### REQUIRED WORK
Repeat the material verbatim. Images are excluded from the copy.

==== PROVIDED MATERIAL

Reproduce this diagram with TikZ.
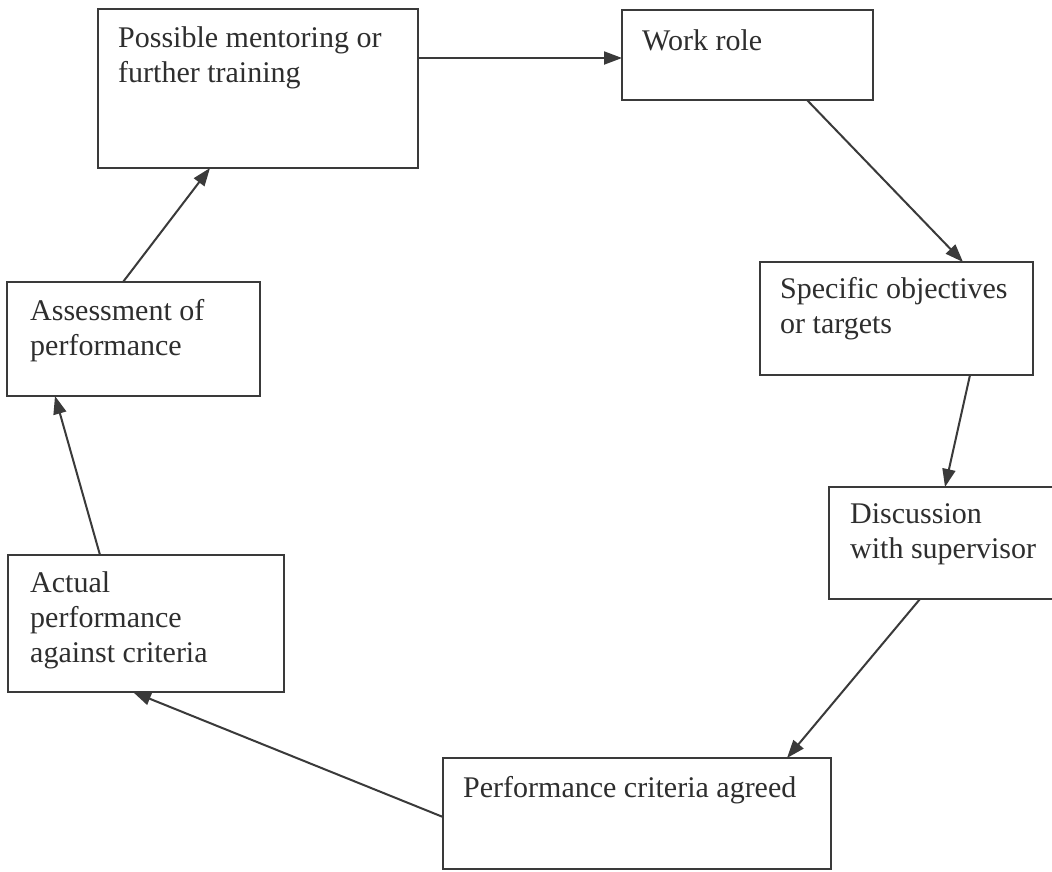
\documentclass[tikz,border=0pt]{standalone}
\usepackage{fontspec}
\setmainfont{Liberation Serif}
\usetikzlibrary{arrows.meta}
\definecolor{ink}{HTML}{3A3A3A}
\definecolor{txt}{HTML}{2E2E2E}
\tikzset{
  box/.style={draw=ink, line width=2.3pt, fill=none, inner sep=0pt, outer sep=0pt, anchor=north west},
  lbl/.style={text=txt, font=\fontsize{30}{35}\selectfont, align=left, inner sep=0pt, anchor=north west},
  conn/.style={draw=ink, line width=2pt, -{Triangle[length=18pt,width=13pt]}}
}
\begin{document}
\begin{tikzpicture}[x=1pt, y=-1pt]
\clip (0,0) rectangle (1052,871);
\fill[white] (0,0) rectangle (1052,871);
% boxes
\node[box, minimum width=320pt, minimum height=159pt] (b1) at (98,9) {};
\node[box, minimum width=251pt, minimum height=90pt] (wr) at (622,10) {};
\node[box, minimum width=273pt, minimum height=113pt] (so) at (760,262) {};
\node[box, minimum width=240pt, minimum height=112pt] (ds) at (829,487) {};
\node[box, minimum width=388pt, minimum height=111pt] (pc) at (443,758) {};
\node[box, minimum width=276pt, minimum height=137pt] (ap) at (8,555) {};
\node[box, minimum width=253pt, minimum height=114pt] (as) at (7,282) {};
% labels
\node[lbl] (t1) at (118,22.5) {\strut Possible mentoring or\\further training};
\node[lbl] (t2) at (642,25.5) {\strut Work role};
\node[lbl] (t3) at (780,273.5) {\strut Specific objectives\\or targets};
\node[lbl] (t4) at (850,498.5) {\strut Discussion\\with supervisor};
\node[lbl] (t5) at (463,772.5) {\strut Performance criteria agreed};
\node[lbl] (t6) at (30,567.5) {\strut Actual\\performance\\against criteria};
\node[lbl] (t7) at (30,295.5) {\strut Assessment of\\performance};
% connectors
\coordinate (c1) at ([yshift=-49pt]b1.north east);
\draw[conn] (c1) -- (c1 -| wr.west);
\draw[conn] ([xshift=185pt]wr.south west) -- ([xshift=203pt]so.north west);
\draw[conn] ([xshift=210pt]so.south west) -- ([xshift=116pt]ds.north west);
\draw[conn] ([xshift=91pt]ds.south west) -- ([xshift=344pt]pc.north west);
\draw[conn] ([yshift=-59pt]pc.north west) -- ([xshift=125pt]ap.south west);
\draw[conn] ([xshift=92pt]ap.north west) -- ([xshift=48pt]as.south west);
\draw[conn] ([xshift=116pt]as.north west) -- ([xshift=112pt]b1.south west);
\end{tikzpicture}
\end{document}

========

### THE RESPONSE
Reproduce this diagram with TikZ.
\documentclass[tikz,border=0pt]{standalone}
\usepackage{fontspec}
\setmainfont{Liberation Serif}
\usetikzlibrary{arrows.meta}
\definecolor{ink}{HTML}{3A3A3A}
\definecolor{txt}{HTML}{2E2E2E}
\tikzset{
  box/.style={draw=ink, line width=2.3pt, fill=none, inner sep=0pt, outer sep=0pt, anchor=north west},
  lbl/.style={text=txt, font=\fontsize{30}{35}\selectfont, align=left, inner sep=0pt, anchor=north west},
  conn/.style={draw=ink, line width=2pt, -{Triangle[length=18pt,width=13pt]}}
}
\begin{document}
\begin{tikzpicture}[x=1pt, y=-1pt]
\clip (0,0) rectangle (1052,871);
\fill[white] (0,0) rectangle (1052,871);
% boxes
\node[box, minimum width=320pt, minimum height=159pt] (b1) at (98,9) {};
\node[box, minimum width=251pt, minimum height=90pt] (wr) at (622,10) {};
\node[box, minimum width=273pt, minimum height=113pt] (so) at (760,262) {};
\node[box, minimum width=240pt, minimum height=112pt] (ds) at (829,487) {};
\node[box, minimum width=388pt, minimum height=111pt] (pc) at (443,758) {};
\node[box, minimum width=276pt, minimum height=137pt] (ap) at (8,555) {};
\node[box, minimum width=253pt, minimum height=114pt] (as) at (7,282) {};
% labels
\node[lbl] (t1) at (118,22.5) {\strut Possible mentoring or\\further training};
\node[lbl] (t2) at (642,25.5) {\strut Work role};
\node[lbl] (t3) at (780,273.5) {\strut Specific objectives\\or targets};
\node[lbl] (t4) at (850,498.5) {\strut Discussion\\with supervisor};
\node[lbl] (t5) at (463,772.5) {\strut Performance criteria agreed};
\node[lbl] (t6) at (30,567.5) {\strut Actual\\performance\\against criteria};
\node[lbl] (t7) at (30,295.5) {\strut Assessment of\\performance};
% connectors
\coordinate (c1) at ([yshift=-49pt]b1.north east);
\draw[conn] (c1) -- (c1 -| wr.west);
\draw[conn] ([xshift=185pt]wr.south west) -- ([xshift=203pt]so.north west);
\draw[conn] ([xshift=210pt]so.south west) -- ([xshift=116pt]ds.north west);
\draw[conn] ([xshift=91pt]ds.south west) -- ([xshift=344pt]pc.north west);
\draw[conn] ([yshift=-59pt]pc.north west) -- ([xshift=125pt]ap.south west);
\draw[conn] ([xshift=92pt]ap.north west) -- ([xshift=48pt]as.south west);
\draw[conn] ([xshift=116pt]as.north west) -- ([xshift=112pt]b1.south west);
\end{tikzpicture}
\end{document}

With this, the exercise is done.